┌──

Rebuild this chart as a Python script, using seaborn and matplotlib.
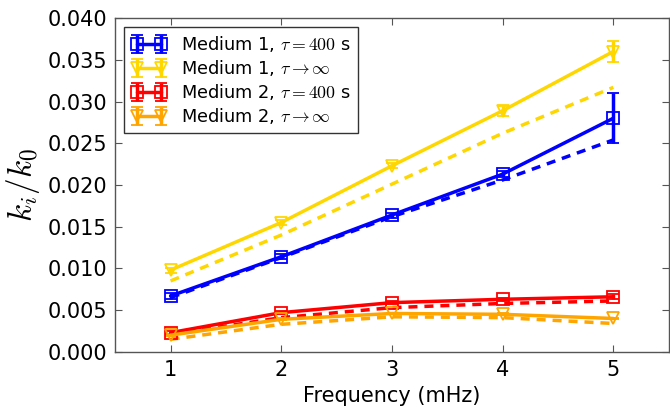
import numpy as np
import pandas as pd
import matplotlib
matplotlib.use("Agg")
import matplotlib.pyplot as plt
import seaborn as sns

freq = [1, 2, 3, 4, 5]
m1_400 = [0.0067, 0.0114, 0.0164, 0.0213, 0.0280]
m1_400_err = [0.0004, 0.0003, 0.0003, 0.0004, 0.0030]
m1_inf = [0.0098, 0.0155, 0.0223, 0.0289, 0.0360]
m1_inf_err = [0.0003, 0.0003, 0.0003, 0.0006, 0.0013]
m2_400 = [0.0023, 0.0047, 0.0059, 0.0063, 0.0066]
m2_400_err = [0.0002, 0.0002, 0.0002, 0.0002, 0.0003]
m2_inf = [0.0020, 0.0039, 0.0046, 0.0045, 0.0040]
m2_inf_err = [0.0001, 0.0001, 0.0001, 0.0001, 0.0001]

m1_400_fit = [0.0065, 0.0113, 0.0162, 0.0206, 0.0254]
m1_inf_fit = [0.0085, 0.0140, 0.0201, 0.0262, 0.0317]
m2_400_fit = [0.0021, 0.0041, 0.0053, 0.0058, 0.0061]
m2_inf_fit = [0.0015, 0.0033, 0.0042, 0.0041, 0.0034]

labels = [r"Medium 1, $\tau = 400$ s", r"Medium 1, $\tau \to \infty$",
          r"Medium 2, $\tau = 400$ s", r"Medium 2, $\tau \to \infty$"]
colors = ["#0000ff", "#ffd700", "#ff0000", "#ffa500"]
markers = ["s", "v", "s", "v"]

sns.set_style("ticks")
plt.rcParams["font.family"] = ["DejaVu Sans"]
plt.rcParams["mathtext.fontset"] = "cm"
plt.rcParams["text.color"] = "black"
plt.rcParams["axes.labelcolor"] = "black"
plt.rcParams["xtick.color"] = "black"
plt.rcParams["ytick.color"] = "black"

fig = plt.figure(figsize=(6.7, 4.12), dpi=100)
ax = fig.add_axes([0.172, 0.146, 0.826, 0.810])

series = [(m1_400, m1_400_err, m1_400_fit), (m1_inf, m1_inf_err, m1_inf_fit),
          (m2_400, m2_400_err, m2_400_fit), (m2_inf, m2_inf_err, m2_inf_fit)]

for (vals, errs, fit), lab, c, mk in zip(series, labels, colors, markers):
    ax.errorbar(freq, vals, yerr=errs, color=c, lw=2.5, marker=mk, ms=9,
                mfc="none", mec=c, mew=1.3, capsize=4, capthick=1.5,
                elinewidth=2.5, label=lab, zorder=3)
    df = pd.DataFrame({"f": freq, "v": fit})
    sns.lineplot(data=df, x="f", y="v", ax=ax, color=c, lw=2.5,
                 dashes=False, legend=False, zorder=2)
    ax.lines[-1].set_dashes((2.6, 2.0))

ax.set_xlim(0.5, 5.5)
ax.set_ylim(0, 0.04)
ax.set_xticks([1, 2, 3, 4, 5])
ax.set_yticks(np.arange(0, 0.0401, 0.005))
ax.set_yticklabels([f"{v:.3f}" for v in np.arange(0, 0.0401, 0.005)])
ax.tick_params(direction="in", top=True, right=True, labelsize=15,
               length=5, color="#555555", labelcolor="black", pad=6)
for s in ax.spines.values():
    s.set_color("#555555")
    s.set_linewidth(1.0)
ax.set_xlabel("Frequency (mHz)", fontsize=15, color="black")
ax.set_ylabel(r"$k_i/k_0$", fontsize=24, color="black")

leg = ax.legend(loc="upper left", fontsize=12.8, frameon=True, fancybox=False,
                edgecolor="black", handlelength=2.0, borderaxespad=0.5,
                labelspacing=0.22, numpoints=2, handletextpad=0.8)
leg.get_frame().set_linewidth(1.0)
for t in leg.get_texts():
    t.set_color("black")

fig.savefig("out.png", dpi=100)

└──

Copy nothing but the lines from the top of the material through the line holding "import seaborn as sns", exactly as written; omit pictures.

Finished exercise
Rebuild this chart as a Python script, using seaborn and matplotlib.
import numpy as np
import pandas as pd
import matplotlib
matplotlib.use("Agg")
import matplotlib.pyplot as plt
import seaborn as sns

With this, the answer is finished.